• _DIRECTIVE_: Using the entries shown below, output the line containing "Emit a Python", the line containing "import matplotlib.dates as mdates", and every line between them, exactly. Pictures are omitted.

## begin DATA ENTRIES

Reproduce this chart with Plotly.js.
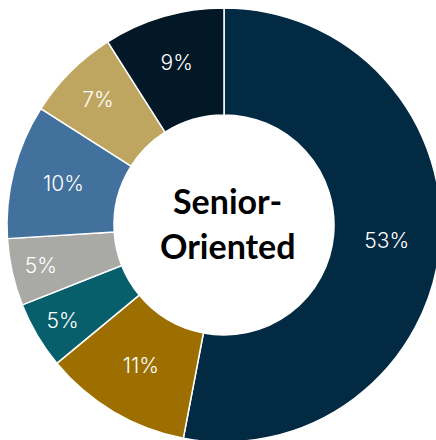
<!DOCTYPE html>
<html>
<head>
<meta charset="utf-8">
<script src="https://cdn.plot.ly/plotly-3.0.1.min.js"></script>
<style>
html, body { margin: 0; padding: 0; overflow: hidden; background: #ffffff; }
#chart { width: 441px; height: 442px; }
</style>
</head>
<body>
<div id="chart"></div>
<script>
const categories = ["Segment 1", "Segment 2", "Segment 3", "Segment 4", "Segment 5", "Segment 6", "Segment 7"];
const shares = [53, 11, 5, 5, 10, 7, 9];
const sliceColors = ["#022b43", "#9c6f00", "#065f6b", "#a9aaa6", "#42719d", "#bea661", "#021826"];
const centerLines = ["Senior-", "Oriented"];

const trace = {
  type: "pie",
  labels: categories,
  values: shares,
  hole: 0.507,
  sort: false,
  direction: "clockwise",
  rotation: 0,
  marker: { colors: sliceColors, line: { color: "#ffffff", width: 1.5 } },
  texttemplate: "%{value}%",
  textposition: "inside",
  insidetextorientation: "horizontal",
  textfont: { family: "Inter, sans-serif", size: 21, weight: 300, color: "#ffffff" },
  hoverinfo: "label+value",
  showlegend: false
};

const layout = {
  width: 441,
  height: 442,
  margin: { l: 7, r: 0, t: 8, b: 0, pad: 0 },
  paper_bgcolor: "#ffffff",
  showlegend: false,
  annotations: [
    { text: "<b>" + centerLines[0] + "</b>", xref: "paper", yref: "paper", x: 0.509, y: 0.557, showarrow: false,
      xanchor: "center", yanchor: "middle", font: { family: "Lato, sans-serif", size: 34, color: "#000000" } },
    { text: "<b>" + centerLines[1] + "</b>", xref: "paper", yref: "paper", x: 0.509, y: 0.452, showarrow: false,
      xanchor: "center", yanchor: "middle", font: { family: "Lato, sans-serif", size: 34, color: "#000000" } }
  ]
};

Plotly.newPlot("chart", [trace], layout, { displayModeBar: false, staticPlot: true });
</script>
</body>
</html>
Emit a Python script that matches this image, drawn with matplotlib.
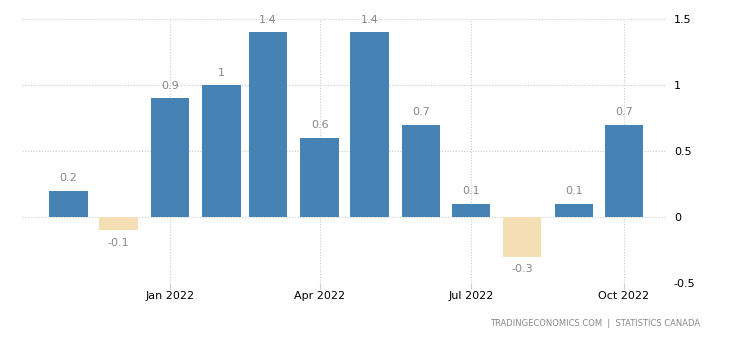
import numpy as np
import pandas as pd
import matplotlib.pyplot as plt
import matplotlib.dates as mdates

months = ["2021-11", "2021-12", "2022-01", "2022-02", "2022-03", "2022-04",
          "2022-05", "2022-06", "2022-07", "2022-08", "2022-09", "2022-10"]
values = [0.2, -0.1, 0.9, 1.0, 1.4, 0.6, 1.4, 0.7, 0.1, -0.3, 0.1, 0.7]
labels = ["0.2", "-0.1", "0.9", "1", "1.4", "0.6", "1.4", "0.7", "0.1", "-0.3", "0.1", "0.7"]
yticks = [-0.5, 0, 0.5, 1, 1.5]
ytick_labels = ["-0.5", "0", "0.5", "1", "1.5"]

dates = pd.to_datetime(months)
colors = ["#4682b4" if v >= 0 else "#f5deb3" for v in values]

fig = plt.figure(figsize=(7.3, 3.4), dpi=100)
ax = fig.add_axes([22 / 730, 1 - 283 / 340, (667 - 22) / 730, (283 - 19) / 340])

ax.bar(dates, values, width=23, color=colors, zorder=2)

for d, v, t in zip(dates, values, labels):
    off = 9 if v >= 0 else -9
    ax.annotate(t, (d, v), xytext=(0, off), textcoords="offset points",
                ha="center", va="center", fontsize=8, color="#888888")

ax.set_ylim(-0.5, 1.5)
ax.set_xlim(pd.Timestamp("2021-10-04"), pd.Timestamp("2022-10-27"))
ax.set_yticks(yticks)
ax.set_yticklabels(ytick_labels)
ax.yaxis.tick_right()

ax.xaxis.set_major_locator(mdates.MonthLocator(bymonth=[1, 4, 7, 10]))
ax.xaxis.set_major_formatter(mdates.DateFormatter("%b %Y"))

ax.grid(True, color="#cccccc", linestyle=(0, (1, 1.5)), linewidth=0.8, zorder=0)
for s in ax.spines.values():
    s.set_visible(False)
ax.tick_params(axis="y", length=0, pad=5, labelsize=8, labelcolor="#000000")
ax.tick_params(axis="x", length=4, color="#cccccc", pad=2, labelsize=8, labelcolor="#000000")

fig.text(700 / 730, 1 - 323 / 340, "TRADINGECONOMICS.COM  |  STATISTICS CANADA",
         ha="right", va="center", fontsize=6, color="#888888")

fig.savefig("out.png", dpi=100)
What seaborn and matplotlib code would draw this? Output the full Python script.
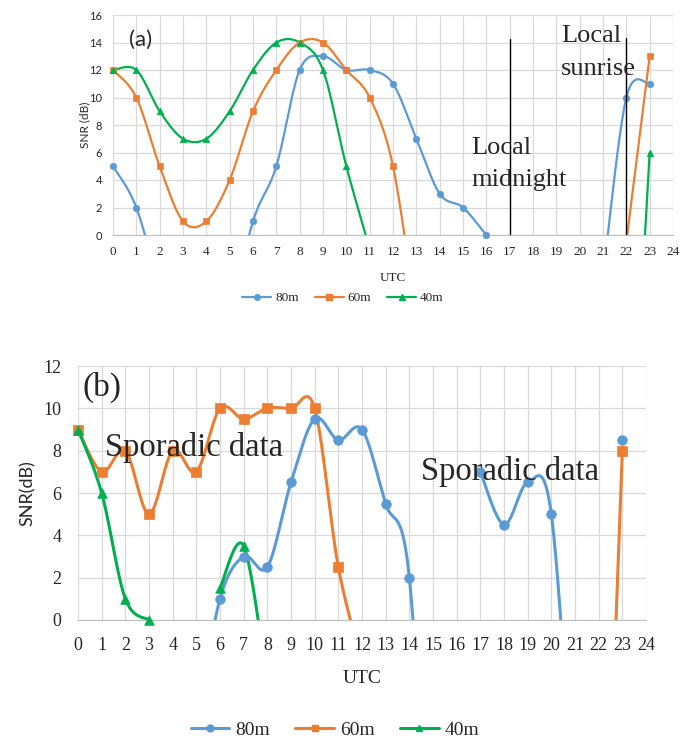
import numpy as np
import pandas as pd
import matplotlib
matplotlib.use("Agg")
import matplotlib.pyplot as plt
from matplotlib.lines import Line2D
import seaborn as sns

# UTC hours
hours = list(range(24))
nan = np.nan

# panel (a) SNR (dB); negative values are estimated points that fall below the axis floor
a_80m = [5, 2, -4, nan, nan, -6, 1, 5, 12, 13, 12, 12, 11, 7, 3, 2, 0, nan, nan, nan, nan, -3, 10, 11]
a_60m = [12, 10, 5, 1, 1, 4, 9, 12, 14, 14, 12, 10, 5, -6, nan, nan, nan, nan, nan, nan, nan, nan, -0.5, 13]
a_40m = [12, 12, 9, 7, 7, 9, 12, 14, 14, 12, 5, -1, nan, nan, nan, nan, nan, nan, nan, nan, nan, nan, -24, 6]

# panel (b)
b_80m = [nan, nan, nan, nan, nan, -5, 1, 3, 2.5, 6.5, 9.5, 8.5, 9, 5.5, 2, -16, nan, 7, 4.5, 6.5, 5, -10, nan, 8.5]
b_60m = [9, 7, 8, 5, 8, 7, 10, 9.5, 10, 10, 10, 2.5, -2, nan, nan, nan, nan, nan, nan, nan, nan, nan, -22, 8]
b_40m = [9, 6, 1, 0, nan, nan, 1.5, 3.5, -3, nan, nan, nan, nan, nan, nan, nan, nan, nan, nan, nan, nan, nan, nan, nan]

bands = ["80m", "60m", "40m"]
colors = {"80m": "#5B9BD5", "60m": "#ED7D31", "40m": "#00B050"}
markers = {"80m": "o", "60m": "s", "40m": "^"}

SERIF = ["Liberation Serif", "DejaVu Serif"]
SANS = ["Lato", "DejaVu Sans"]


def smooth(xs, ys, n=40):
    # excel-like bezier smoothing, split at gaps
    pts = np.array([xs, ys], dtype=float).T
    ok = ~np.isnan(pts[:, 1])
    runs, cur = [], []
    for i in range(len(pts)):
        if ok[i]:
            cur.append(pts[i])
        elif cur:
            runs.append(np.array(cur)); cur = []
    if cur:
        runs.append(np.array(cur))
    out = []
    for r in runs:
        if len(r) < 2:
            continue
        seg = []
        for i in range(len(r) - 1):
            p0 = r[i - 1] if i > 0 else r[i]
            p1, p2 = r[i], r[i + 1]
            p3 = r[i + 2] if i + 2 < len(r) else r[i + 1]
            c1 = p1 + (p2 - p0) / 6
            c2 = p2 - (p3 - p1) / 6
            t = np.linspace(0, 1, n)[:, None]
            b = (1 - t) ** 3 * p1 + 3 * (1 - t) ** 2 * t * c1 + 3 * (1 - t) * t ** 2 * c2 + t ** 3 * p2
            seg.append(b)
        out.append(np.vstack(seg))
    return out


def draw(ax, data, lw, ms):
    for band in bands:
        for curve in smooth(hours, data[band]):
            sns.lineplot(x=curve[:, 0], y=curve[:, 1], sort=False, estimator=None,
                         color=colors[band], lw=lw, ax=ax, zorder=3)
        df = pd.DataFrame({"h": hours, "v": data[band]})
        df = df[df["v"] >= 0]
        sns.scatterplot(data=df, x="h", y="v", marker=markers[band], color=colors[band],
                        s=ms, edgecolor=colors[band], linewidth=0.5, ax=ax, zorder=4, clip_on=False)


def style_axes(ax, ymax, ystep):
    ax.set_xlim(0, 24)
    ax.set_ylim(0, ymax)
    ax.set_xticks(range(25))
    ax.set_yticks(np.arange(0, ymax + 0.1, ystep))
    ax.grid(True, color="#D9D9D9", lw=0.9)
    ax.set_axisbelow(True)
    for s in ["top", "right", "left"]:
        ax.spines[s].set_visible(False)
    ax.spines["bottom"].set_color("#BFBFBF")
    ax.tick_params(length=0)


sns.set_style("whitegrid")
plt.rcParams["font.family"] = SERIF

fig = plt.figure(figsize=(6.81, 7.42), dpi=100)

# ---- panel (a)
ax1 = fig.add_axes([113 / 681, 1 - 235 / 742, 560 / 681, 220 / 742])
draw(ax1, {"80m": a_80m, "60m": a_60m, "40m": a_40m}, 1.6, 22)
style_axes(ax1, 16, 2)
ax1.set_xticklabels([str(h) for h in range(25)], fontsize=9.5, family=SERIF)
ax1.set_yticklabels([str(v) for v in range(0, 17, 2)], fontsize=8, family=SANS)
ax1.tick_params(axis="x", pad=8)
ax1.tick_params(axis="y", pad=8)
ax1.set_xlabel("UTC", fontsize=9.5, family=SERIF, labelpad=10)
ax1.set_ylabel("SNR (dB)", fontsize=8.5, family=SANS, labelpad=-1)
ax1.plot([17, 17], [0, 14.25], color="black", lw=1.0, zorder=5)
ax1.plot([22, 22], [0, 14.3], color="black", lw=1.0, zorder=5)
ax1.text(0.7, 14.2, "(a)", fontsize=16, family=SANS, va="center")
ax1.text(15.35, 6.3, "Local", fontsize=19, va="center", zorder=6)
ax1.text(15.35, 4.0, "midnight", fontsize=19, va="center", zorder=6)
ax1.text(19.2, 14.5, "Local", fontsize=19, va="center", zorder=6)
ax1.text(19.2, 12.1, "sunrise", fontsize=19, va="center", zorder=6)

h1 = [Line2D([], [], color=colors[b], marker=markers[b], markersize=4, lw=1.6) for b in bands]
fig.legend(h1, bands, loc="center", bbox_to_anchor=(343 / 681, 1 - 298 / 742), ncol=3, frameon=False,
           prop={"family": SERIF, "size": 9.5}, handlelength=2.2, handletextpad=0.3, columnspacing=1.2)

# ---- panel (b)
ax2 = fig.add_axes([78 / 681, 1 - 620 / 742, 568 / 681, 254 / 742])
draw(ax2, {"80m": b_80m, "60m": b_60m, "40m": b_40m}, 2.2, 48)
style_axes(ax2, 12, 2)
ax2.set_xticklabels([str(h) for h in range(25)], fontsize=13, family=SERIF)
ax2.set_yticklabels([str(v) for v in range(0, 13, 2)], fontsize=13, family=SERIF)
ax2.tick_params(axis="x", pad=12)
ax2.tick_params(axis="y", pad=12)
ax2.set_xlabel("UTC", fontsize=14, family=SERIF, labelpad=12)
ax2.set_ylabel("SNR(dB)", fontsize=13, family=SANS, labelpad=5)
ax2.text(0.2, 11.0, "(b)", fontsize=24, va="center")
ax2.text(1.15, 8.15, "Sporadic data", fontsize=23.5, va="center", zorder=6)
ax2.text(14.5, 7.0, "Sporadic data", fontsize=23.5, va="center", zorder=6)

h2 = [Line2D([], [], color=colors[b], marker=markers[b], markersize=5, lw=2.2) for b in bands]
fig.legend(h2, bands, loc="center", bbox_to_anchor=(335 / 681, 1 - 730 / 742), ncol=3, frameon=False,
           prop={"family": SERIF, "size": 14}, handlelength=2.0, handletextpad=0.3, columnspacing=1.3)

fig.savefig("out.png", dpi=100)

## end DATA ENTRIES
## begin DATA ENTRIES

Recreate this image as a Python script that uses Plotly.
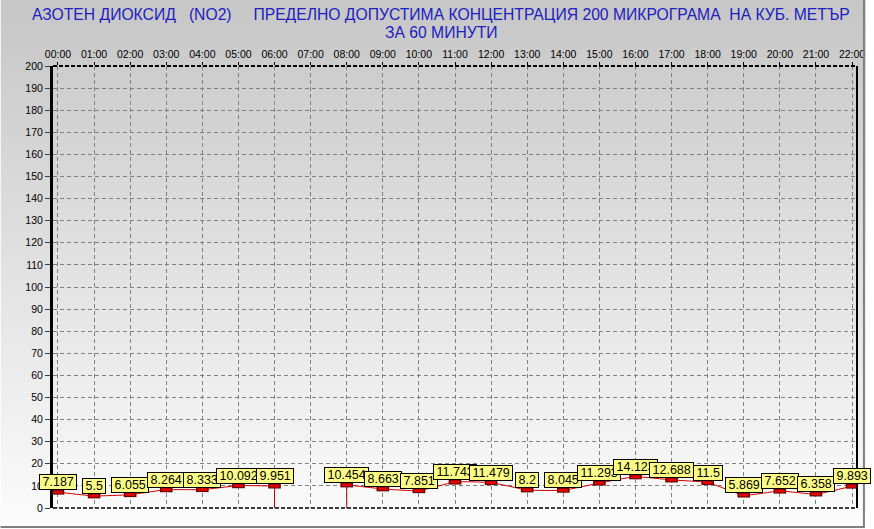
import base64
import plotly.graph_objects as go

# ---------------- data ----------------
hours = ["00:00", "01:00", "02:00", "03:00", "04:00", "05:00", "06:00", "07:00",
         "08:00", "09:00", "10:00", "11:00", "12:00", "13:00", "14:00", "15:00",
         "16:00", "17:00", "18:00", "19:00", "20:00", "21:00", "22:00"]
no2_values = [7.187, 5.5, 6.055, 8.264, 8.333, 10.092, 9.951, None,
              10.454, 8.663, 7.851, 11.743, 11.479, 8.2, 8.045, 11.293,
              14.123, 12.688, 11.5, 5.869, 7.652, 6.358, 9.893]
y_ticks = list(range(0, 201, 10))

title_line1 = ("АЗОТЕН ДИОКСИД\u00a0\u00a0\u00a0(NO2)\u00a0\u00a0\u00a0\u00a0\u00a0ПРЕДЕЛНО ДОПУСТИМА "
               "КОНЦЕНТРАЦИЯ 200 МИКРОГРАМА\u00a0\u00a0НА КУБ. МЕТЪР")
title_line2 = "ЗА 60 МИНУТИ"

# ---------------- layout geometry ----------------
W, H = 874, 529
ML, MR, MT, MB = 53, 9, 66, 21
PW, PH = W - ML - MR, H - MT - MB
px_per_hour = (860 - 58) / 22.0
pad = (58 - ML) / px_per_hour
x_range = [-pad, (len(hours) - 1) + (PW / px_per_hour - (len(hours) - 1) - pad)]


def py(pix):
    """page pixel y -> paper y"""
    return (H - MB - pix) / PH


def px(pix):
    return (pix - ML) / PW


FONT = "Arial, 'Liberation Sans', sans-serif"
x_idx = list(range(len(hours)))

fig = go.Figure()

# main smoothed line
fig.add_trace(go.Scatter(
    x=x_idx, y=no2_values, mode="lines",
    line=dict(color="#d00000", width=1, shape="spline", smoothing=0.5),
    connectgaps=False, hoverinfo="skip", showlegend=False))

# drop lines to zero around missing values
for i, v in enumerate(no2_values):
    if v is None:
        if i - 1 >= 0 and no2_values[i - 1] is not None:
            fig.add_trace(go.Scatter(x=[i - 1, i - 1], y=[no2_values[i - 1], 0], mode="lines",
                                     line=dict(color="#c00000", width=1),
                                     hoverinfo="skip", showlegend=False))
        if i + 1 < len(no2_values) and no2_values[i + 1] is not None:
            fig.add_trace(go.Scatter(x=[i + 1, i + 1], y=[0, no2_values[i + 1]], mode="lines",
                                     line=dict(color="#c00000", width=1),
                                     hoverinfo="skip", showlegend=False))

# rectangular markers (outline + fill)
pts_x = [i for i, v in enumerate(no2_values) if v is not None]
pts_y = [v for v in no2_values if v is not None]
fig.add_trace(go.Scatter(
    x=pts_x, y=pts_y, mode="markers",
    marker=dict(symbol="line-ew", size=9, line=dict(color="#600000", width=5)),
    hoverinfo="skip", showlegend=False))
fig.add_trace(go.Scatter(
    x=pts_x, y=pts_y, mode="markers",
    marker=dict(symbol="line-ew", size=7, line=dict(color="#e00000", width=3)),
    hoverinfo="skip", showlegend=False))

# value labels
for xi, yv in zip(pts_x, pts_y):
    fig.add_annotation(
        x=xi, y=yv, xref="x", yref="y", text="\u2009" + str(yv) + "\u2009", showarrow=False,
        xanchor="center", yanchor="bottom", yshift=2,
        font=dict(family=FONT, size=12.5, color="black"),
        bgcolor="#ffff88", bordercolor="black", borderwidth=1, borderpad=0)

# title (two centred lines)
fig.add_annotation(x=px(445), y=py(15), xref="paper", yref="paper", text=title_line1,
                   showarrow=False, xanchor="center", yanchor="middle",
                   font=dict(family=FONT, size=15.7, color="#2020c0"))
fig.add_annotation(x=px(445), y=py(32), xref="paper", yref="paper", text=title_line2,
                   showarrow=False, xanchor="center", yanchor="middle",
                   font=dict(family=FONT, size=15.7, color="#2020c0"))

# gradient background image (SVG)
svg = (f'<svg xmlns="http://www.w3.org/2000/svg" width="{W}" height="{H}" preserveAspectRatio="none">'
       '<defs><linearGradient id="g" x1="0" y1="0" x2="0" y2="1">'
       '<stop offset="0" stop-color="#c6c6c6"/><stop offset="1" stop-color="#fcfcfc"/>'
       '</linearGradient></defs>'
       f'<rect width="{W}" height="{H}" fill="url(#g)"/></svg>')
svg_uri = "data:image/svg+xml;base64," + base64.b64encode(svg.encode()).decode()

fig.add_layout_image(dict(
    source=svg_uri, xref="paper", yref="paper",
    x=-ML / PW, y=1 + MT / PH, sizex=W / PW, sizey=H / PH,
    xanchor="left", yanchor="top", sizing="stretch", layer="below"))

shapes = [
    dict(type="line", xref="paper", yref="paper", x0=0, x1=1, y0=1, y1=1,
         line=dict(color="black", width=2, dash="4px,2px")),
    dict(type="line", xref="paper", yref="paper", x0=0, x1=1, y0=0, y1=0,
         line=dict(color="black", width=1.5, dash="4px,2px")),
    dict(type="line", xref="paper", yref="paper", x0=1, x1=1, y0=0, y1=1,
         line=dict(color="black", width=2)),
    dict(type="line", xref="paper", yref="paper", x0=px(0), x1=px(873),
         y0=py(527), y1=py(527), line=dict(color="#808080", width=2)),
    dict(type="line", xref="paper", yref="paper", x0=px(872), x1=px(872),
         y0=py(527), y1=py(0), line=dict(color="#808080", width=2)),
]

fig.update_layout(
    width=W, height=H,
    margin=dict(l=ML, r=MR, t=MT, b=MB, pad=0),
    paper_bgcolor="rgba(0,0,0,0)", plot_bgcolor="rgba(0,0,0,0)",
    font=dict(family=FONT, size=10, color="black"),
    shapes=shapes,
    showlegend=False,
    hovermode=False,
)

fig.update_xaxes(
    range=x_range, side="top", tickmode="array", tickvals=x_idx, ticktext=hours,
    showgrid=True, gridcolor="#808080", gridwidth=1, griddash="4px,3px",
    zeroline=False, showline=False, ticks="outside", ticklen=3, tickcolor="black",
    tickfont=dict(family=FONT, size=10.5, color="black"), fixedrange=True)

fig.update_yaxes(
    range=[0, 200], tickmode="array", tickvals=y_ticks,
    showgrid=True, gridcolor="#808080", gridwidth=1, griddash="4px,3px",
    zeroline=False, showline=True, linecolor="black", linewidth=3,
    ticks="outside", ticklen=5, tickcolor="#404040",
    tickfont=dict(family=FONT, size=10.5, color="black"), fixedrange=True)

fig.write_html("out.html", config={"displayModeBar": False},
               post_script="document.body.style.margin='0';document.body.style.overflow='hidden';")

## end DATA ENTRIES

• _COMPLETE ANSWER_:
Emit a Python script that matches this image, drawn with matplotlib.
import numpy as np
import pandas as pd
import matplotlib.pyplot as plt
import matplotlib.dates as mdates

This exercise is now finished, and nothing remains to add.